# Let's see Rex kiss this one!!!



## Gunston (May 10, 2006)

Hi All
Has anyone ever caught one of these before :?: 
It can't be real :shock:  
Apparently it was washed ashore in Tampa Bay.
:!:


----------



## PhilipL (Apr 15, 2006)

Its a fake


----------



## Gunston (May 10, 2006)

Yep! I recon your right!!!!


----------



## andybear (Jan 15, 2006)

Interesting but fake. With a gob full of teeth like that, it would starve to death
I think I feel a bit sorry for the dog that got mutilated to make it. the front fangs look as though they may belong to a Gaboon viper (snake).
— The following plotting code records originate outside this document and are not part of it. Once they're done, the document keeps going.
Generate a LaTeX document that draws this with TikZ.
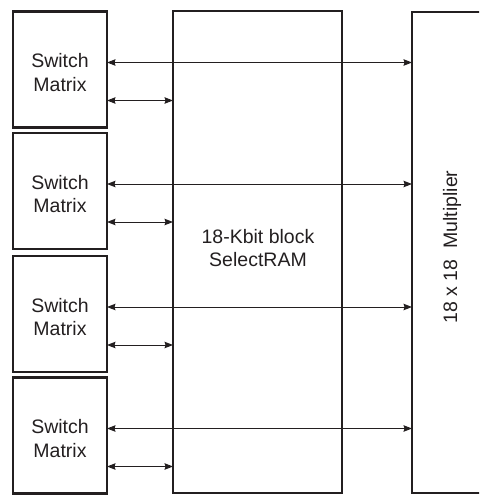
\documentclass[tikz,border=0pt]{standalone}
\usepackage{fontspec}
\setmainfont{Liberation Sans}
\usetikzlibrary{arrows.meta}
\definecolor{ink}{HTML}{231F20}
\begin{document}
\begin{tikzpicture}[x=1pt,y=-1pt,
  swbox/.style={draw=ink,line width=2.8pt,minimum width=94pt,minimum height=116pt,
    inner sep=0pt,outer sep=0pt},
  bigbox/.style={draw=ink,line width=2.6pt,inner sep=0pt,outer sep=0pt},
  lbl/.style={text=ink,font=\fontsize{19.5}{23.5}\selectfont,align=center},
  arr/.style={draw=ink,line width=1pt,{Stealth[length=8.5pt,width=6.5pt,inset=1pt]}-{Stealth[length=8.5pt,width=6.5pt,inset=1pt]}}]
\useasboundingbox (0,0) rectangle (479,495);
\begin{scope}
\clip (0,0) rectangle (479,495);
\node[swbox] (sm1) at (60,69.5) {};
\node[swbox] (sm2) at (60,191) {};
\node[swbox] (sm3) at (60,314) {};
\node[swbox] (sm4) at (60,435.5) {};
\foreach \i in {1,2,3,4}{
  \node[lbl] (smt\i) at ([yshift=-3pt]sm\i.center) {Switch\\Matrix};
}
\node[bigbox,minimum width=169pt,minimum height=482pt] (ram) at (257.5,252) {};
\node[bigbox,line width=2.2pt,minimum width=80pt,minimum height=481pt] (mul) at (452,252.5) {};
\node[lbl] (ramtxt) at (258,248) {18-Kbit block\\SelectRAM};
\node[lbl,rotate=90] (multxt) at (452,247) {18 x 18\ \ Multiplier};
\foreach \i in {1,2,3,4}{
  \draw[arr] ([yshift=7pt]sm\i.east) -- ([yshift=7pt]sm\i.east -| mul.west);
  \draw[arr] ([yshift=-31pt]sm\i.east) -- ([yshift=-31pt]sm\i.east -| ram.west);
}
\end{scope}
\end{tikzpicture}
\end{document}
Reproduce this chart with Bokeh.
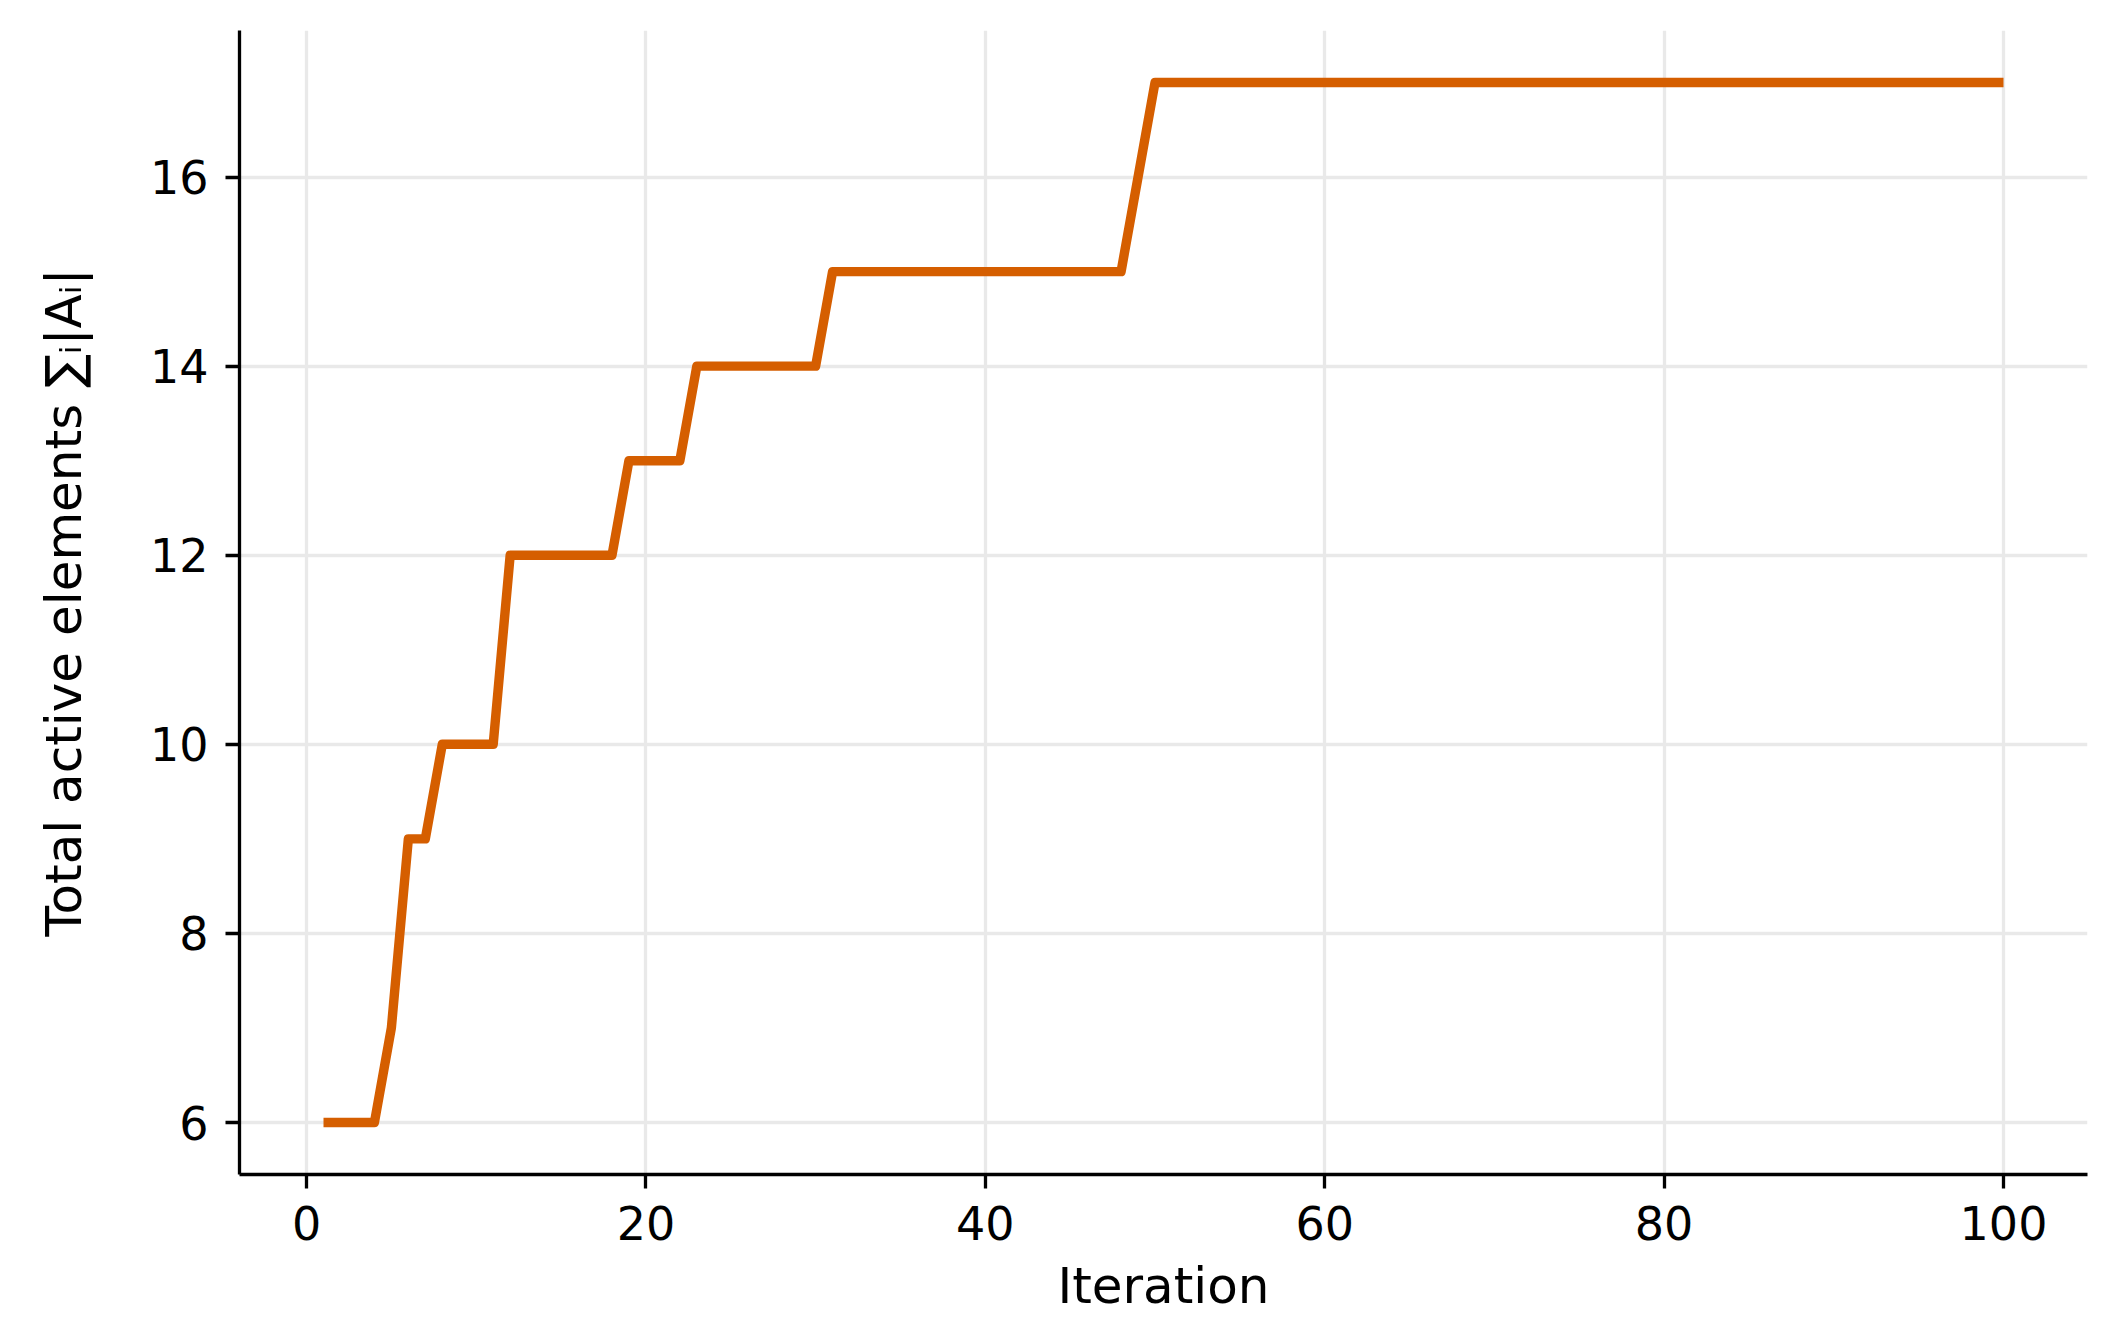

Wouldnt swim real good, and wouldn"t see too well under water either.
"Gowon Rex.........ge it a wee peck now" :lol: :lol: :lol:

Cheers all Andybear

PS It may be a spangled emporer  (not)


----------



## Dodge (Oct 12, 2005)

Could it be a mother-in-law fish?


----------



## Ironsides (Jul 10, 2006)

Andybear, thats no snake!
Some kind of prehistoric gnashers.
Come to think of it my mother in law is getting on a bit.

Ian


----------



## PhilipL (Apr 15, 2006)

Oooooh Richo, I'm staying clear of that one.

Looks more like something out of a baboon


----------